** START Raw data **

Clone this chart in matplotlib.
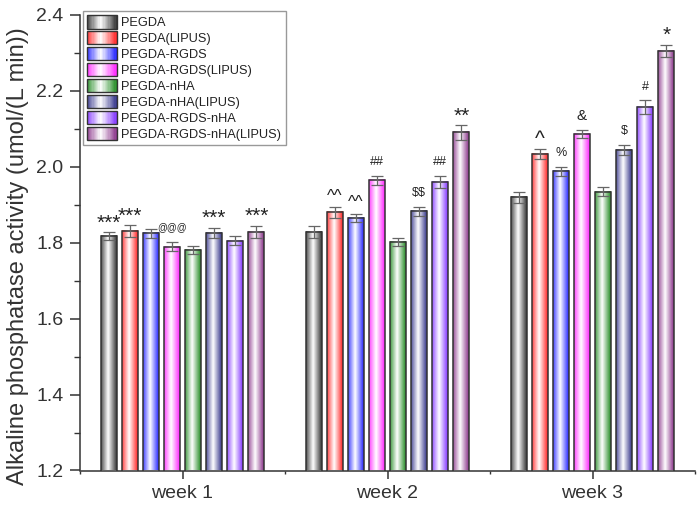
import numpy as np
import matplotlib
matplotlib.use("Agg")
import matplotlib.pyplot as plt
from matplotlib.legend_handler import HandlerBase
from matplotlib.patches import Rectangle, Patch
from matplotlib.colors import to_rgb
from matplotlib.ticker import MultipleLocator, FixedLocator

plt.rcParams['font.family'] = ['Liberation Sans', 'DejaVu Sans']

# ---------------- data ----------------
weeks = ["week 1", "week 2", "week 3"]
series = ["PEGDA", "PEGDA(LIPUS)", "PEGDA-RGDS", "PEGDA-RGDS(LIPUS)",
          "PEGDA-nHA", "PEGDA-nHA(LIPUS)", "PEGDA-RGDS-nHA", "PEGDA-RGDS-nHA(LIPUS)"]
colors = ["#303030", "#FF2020", "#2020FF", "#FF20FF",
          "#208A20", "#303088", "#8030FF", "#883088"]

# values[series][week]
pegda            = [1.817, 1.829, 1.920]
pegda_lipus      = [1.831, 1.880, 2.034]
rgds             = [1.825, 1.866, 1.988]
rgds_lipus       = [1.790, 1.965, 2.087]
nha              = [1.781, 1.802, 1.935]
nha_lipus        = [1.826, 1.883, 2.044]
rgds_nha         = [1.805, 1.960, 2.157]
rgds_nha_lipus   = [1.829, 2.091, 2.306]
values = [pegda, pegda_lipus, rgds, rgds_lipus, nha, nha_lipus, rgds_nha, rgds_nha_lipus]

err_pegda          = [0.011, 0.016, 0.014]
err_pegda_lipus    = [0.015, 0.014, 0.013]
err_rgds           = [0.012, 0.011, 0.012]
err_rgds_lipus     = [0.012, 0.012, 0.011]
err_nha            = [0.011, 0.011, 0.011]
err_nha_lipus      = [0.014, 0.012, 0.014]
err_rgds_nha       = [0.012, 0.016, 0.018]
err_rgds_nha_lipus = [0.016, 0.019, 0.016]
errors = [err_pegda, err_pegda_lipus, err_rgds, err_rgds_lipus, err_nha,
          err_nha_lipus, err_rgds_nha, err_rgds_nha_lipus]

# significance marks [series][week]
marks = [
    ["***", "",   ""],
    ["***", "^^", "^"],
    ["",    "^^", "%"],
    ["@@@", "##", "&"],
    ["",    "",   ""],
    ["***", "$$", "$"],
    ["",    "##", "#"],
    ["***", "**", "*"],
]

y_min, y_max = 1.2, 2.4

# ---------------- figure ----------------
fig = plt.figure(figsize=(7.0, 5.05), dpi=100)
ax = fig.add_axes([80/700, 1 - 470.5/505, 615/700, (470.5 - 15)/505])

x = np.arange(1, len(weeks) + 1)
step = 0.103
width = 0.078
n = len(series)


def blend(col, t):
    c = np.array(to_rgb(col))
    cc = 0.45
    if t < cc:
        a = 0.85 * ((cc - t) / cc) ** 1.0
    else:
        a = 1.0 * ((t - cc) / (1 - cc)) ** 1.0
    return tuple(1 - a * (1 - c))


grad_n = 40
grad_t = (np.arange(grad_n) + 0.5) / grad_n

for i in range(n):
    pos = x + (i - (n - 1) / 2) * step
    bars = ax.bar(pos, values[i], width=width, facecolor='none',
                  edgecolor='#333333', linewidth=1.1, zorder=3)
    img = np.array([[blend(colors[i], t) for t in grad_t]])
    for p in bars.patches:
        x0 = p.get_x()
        ax.imshow(img, extent=[x0, x0 + p.get_width(), y_min, p.get_y() + p.get_height()],
                  aspect='auto', interpolation='bilinear', zorder=2)
    ax.errorbar(pos, values[i], yerr=errors[i], fmt='none', ecolor='#666666',
                elinewidth=0.9, capsize=4.5, capthick=0.9, zorder=4)

# significance annotations
mark_style = {'*': (15, 0.55), '^': (12, 0.52), '#': (9, 0.36), '$': (9, 0.36),
              '@': (7, 0.30), '%': (9, 0.36), '&': (11, 0.36)}
for i in range(n):
    pos = x + (i - (n - 1) / 2) * step
    for j in range(len(weeks)):
        m = marks[i][j]
        if not m:
            continue
        fs, cen = mark_style[m[0]]
        if m == "^":
            fs = 15
        gap_px = 15
        off_pt = gap_px * 0.72 - cen * fs
        ax.annotate(m, (pos[j], values[i][j] + errors[i][j]), xytext=(0, off_pt),
                    textcoords='offset points', ha='center', va='baseline',
                    fontsize=fs, color='#222222', zorder=5, parse_math=False)

ax.set_xlim(0.5, 3.5)
ax.set_ylim(y_min, y_max)
ax.set_xticks(x)
ax.set_xticklabels(weeks)
ax.xaxis.set_minor_locator(FixedLocator([0.5, 1.5, 2.5, 3.5]))
ax.yaxis.set_major_locator(MultipleLocator(0.2))
ax.yaxis.set_minor_locator(MultipleLocator(0.1))
ax.yaxis.set_major_formatter(plt.FormatStrFormatter('%.1f'))

for s in ['top', 'right']:
    ax.spines[s].set_visible(False)
for s in ['left', 'bottom']:
    ax.spines[s].set_linewidth(1.1)
    ax.spines[s].set_color('#333333')

ax.tick_params(axis='y', which='major', direction='out', length=7, width=1.1,
               labelsize=14, pad=5, colors='#333333')
ax.tick_params(axis='y', which='minor', direction='out', length=4, width=1.0, colors='#333333')
ax.tick_params(axis='x', which='major', direction='out', length=5.5, width=1.1,
               labelsize=14, pad=5, colors='#333333')
ax.tick_params(axis='x', which='minor', direction='out', length=2.5, width=1.0, colors='#333333')
for lab in ax.get_xticklabels() + ax.get_yticklabels():
    lab.set_color('#333333')

ax.set_ylabel("Alkaline phosphatase activity (umol/(L min))", fontsize=17,
              color='#333333')
ax.yaxis.set_label_coords(-0.083, 0.47)


# ---------------- legend ----------------
class GradHandler(HandlerBase):
    def __init__(self, color):
        super().__init__()
        self.color = color

    def create_artists(self, legend, orig_handle, xdescent, ydescent, width, height,
                       fontsize, trans):
        arts = []
        k = 24
        for q in range(k):
            t = (q + 0.5) / k
            r = Rectangle((-xdescent + q * width / k, -ydescent), width / k, height,
                          facecolor=blend(self.color, t), edgecolor='none',
                          transform=trans)
            arts.append(r)
        arts.append(Rectangle((-xdescent, -ydescent), width, height, facecolor='none',
                              edgecolor='#333333', linewidth=1.0, transform=trans))
        return arts


handles = [Patch(label=s) for s in series]
hmap = {h: GradHandler(c) for h, c in zip(handles, colors)}
leg = ax.legend(handles=handles, labels=series, handler_map=hmap,
                loc='upper left', bbox_to_anchor=(83/700, 1 - 11/505),
                bbox_transform=fig.transFigure, borderaxespad=0,
                fontsize=9.2, handlelength=2.3, handleheight=1.2, labelspacing=0.16,
                handletextpad=0.35, borderpad=0.35, fancybox=False, framealpha=1,
                edgecolor='#999999')
leg.get_frame().set_linewidth(1.0)
for t in leg.get_texts():
    t.set_color('#222222')

fig.savefig("out.png", dpi=100)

** END Raw data **

» Written problem: Write out an exact copy of the listing, first line through the line containing "plt.rcParams['font.family'] = ['Liberation", with the pictures left out.

» Solved exercise:
Clone this chart in matplotlib.
import numpy as np
import matplotlib
matplotlib.use("Agg")
import matplotlib.pyplot as plt
from matplotlib.legend_handler import HandlerBase
from matplotlib.patches import Rectangle, Patch
from matplotlib.colors import to_rgb
from matplotlib.ticker import MultipleLocator, FixedLocator

plt.rcParams['font.family'] = ['Liberation Sans', 'DejaVu Sans']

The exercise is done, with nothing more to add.